Unter dem Credit-Vorspann eine statische Einstellung. Nacht, symmetrisch ins Bild gerückt ein Landhaus. Leises Schreibmaschinengeklapper, die Kamera verharrt und nichts geschieht bis der Name des Regisseurs durchgelaufen ist. Dann ein langsamer Zoom auf das Haus, der plötzlich stoppt. Man hört ein Kreischen von Bremsen, ein Jaulen blockierter Räder. Kurze Pause - der Crash. Die Kamera ruht weiter, die Tür des Hauses öffnet sich. Dann ein Schnitt, Dunkelheit, Licht einer Taschenlampe, Schnitt, der havarierte Wagen. Aus diesem in sich und seinen Verhältnissen noch einmal verschobenen Anfang entfaltet der Film rückwärts seine Geschichte. Drei Männer, die um eine Frau kreisen, einer ist bei dem Unfall ums Leben gekommen. Der Film arrangiert Gruppenbilder, in immer neuer Konstellation, die Übergänge von einem Bild zum anderen aber funktionieren nicht nach der Logik der Psychologie, so wenig wie die Übergänge von Einstellung zu Einstellung der Logik der filmischen Standardgrammatik gehorchen. Auf der Inhaltsebene produziert das Rätselhaftigkeit, auf der formalen Manierismus. Ein Manierismus jedoch, der nichts mit visueller Großmannssucht, nichts mit Verselbständigung der Mittel und nichts mit Disziplinlosigkeit zu tun hat, sondern Mal für Mal Überraschungen und Schönheit produziert und zwar nicht so weit entfernt von jenem Ideal, das einst Dr. Johnson für die dichterische Herstellung kühner Bilder und kühner Bildverknüpfungen forderte: das Ergebnis, so seine Forderung, müsse "at once natural and new" erscheinen. Das lässt sich behaupten für Loseys Auflösung eines Gesprächs der Professoren in der Bibliothek. Er beginnt mit einem Master Shot eine Treppe hinunter auf die kaum identifizierbaren, mehr oder weniger im Kreis sitzenden Personen, es folgen reihum Großaufnahmen von Gesichtern, talking heads, die Anzügliches aus der Zeitung vorlesen, Professoren, unter sich, mit einer so ausgetüftelten wie lässigen Handbewegung eines großen Regisseurs charakterisiert, ein für alle mal.

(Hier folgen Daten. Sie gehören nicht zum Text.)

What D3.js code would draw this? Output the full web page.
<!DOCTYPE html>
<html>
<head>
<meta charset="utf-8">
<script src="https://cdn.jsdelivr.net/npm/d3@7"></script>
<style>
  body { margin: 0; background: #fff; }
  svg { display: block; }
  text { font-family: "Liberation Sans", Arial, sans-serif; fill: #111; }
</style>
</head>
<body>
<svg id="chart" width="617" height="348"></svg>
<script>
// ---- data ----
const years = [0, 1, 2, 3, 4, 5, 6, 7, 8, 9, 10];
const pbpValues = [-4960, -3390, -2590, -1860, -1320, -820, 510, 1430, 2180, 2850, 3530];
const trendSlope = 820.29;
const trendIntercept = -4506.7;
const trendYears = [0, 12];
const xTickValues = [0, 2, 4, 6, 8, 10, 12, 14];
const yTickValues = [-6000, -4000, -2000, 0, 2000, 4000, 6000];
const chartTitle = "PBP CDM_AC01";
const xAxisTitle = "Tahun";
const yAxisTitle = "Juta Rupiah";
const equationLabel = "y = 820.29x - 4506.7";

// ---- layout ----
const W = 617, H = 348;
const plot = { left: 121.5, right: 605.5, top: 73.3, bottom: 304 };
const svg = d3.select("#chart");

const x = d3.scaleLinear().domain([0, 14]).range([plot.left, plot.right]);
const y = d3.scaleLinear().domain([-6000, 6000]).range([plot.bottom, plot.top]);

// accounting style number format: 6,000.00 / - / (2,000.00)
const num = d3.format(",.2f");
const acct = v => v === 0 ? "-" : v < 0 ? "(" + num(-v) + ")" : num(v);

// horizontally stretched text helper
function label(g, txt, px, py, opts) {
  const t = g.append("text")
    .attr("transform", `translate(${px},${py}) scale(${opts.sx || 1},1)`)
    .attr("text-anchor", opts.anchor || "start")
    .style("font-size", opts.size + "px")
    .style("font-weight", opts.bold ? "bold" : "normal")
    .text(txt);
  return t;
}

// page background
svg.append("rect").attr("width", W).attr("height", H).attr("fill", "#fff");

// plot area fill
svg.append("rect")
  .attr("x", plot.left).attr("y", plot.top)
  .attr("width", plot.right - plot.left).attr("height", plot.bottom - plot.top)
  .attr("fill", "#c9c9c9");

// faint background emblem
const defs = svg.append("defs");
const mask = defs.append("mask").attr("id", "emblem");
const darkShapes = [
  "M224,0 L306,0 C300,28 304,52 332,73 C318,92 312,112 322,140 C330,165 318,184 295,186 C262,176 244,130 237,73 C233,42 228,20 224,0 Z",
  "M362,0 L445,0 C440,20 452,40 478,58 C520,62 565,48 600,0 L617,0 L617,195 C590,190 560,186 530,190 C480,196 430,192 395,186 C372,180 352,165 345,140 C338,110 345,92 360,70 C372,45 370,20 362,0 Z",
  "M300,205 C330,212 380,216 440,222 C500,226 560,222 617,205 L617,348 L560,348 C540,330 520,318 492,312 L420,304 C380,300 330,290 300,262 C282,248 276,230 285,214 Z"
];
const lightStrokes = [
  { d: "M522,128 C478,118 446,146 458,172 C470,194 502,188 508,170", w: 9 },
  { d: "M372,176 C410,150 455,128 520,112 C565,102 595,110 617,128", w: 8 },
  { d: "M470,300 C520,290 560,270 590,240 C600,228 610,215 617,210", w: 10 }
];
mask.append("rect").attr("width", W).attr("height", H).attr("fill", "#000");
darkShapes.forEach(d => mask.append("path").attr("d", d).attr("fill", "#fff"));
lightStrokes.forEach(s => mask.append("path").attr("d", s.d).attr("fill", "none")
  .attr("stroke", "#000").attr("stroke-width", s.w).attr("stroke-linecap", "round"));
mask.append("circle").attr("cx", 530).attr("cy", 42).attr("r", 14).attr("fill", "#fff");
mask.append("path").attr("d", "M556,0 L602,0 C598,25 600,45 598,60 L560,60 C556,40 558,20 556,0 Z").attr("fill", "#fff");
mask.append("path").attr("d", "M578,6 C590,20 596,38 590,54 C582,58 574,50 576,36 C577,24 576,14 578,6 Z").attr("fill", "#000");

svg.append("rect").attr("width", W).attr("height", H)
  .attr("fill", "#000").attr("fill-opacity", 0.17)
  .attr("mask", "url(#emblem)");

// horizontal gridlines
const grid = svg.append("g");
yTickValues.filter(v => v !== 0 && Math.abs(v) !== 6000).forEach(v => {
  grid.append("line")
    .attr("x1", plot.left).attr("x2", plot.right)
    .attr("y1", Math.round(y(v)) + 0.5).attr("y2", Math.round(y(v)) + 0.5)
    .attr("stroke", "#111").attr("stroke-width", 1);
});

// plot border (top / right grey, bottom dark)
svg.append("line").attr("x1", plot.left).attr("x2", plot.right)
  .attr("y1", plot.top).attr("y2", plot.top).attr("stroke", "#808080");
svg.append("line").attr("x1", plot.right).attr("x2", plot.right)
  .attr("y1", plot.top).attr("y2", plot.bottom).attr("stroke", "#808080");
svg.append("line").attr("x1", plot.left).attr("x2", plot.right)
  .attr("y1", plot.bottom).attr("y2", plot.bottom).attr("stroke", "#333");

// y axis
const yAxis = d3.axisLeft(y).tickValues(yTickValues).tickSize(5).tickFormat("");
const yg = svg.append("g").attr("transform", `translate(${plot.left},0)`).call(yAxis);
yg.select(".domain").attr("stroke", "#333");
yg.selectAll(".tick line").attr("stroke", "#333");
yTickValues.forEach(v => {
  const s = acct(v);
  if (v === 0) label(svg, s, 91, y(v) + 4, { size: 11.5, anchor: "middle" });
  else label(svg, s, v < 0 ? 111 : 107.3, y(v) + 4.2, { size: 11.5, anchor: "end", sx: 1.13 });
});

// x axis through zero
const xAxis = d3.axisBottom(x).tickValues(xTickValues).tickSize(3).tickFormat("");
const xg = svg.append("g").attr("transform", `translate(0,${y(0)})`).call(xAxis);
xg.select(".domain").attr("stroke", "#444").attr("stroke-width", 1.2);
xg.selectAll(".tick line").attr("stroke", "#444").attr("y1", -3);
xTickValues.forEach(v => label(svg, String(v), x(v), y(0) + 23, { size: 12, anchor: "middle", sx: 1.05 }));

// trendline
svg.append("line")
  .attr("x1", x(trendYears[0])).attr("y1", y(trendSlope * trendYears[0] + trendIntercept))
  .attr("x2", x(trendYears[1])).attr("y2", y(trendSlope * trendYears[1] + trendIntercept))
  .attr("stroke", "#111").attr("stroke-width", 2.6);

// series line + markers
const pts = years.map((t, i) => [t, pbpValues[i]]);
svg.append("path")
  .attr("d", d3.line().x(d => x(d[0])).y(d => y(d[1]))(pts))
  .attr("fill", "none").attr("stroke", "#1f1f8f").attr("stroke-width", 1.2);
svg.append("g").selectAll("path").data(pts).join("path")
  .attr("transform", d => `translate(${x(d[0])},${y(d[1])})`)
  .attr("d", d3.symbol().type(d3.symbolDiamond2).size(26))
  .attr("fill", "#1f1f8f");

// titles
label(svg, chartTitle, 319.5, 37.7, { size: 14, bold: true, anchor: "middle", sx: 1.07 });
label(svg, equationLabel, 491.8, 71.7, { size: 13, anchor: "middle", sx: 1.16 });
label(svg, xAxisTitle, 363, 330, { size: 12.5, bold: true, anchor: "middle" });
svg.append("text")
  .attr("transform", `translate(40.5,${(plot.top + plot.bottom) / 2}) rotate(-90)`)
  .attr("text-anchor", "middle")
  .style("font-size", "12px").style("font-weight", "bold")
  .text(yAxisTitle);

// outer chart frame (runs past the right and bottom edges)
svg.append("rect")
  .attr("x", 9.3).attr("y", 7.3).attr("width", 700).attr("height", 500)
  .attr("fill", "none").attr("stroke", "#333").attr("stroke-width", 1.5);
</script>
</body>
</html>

Die inszenatorischen Bravourstücke dieses Films sind sonder Zahl - ein in Dialog wie Schnitt wie Schauspielerführung hinreißend choreografiertes Picknick, ein Bootsausflug mit synkopierten Bildern (überhaupt: die Synkope als Betonungsverschiebung wäre eine der Metaphern, die Loseys Verfahren annäherungsweise beschreiben könnten), eine nächtliche Begegnung auf der Treppe, ein im radikalen Achsensprung geschnittener Dialog, ein Tennismatch. Ganz, und doch nicht ganz, aus dem Rahmen fällt eine Begegnung des Helden mit einer lange nicht gesehenen Geliebten: Ton und Bild sind asynchron, eine Radikalisierung des Verfahrens, das hier überzeichnend ausgestellt wird und dennoch, gerade in der formalen Loslösung vom Rest, den Bezug dazu wahrt. Keineswegs ist es hier wie in den anderen szenischen Teil-Schließungen so, dass diese Stücke in sich aufgingen oder gar nichts anderes wären als raffinierte Bebilderungen der Dialoge. Das eine und das andere stehen vielmehr in komplexen Kommentierungs- und Brechungsverhältnissen zueinander, es gibt keinen Schlüssel, der einem den Weg zu eindeutigen Deutungen öffnen würde. Eher geht es um das Ins-Spiel-Bringen der unterschiedlichsten Aspekte, die den Grundkonflikt, der selbst geprägt bleibt von Verdrängung, Verschiebung, Sublimation, Verschweigen des Begehrens, aus allen topischen Entwicklungsmöglichkeiten reißen, oder wenigstens einige Schritte wegführen von der Szene seines offenen Ausbruchs: in solchen Momenten des Herausgelöstseins aus dem Ganzen werden einzelne Beziehungen umgewendet, gegen das Licht gehalten, durchgespielt. Und so virtuos das ist, so wenig verliert es sich selbstverliebt in sich selbst; ein Film, der an allen Stellen glitzert und funkelt, ohne dass man der Brillanz je müde würde: sie ist so neu und natürlich zugleich, so ernst und verspielt, so formbewusst und dennoch von den Figuren fasziniert; Accident ist ein Film wie kein anderer.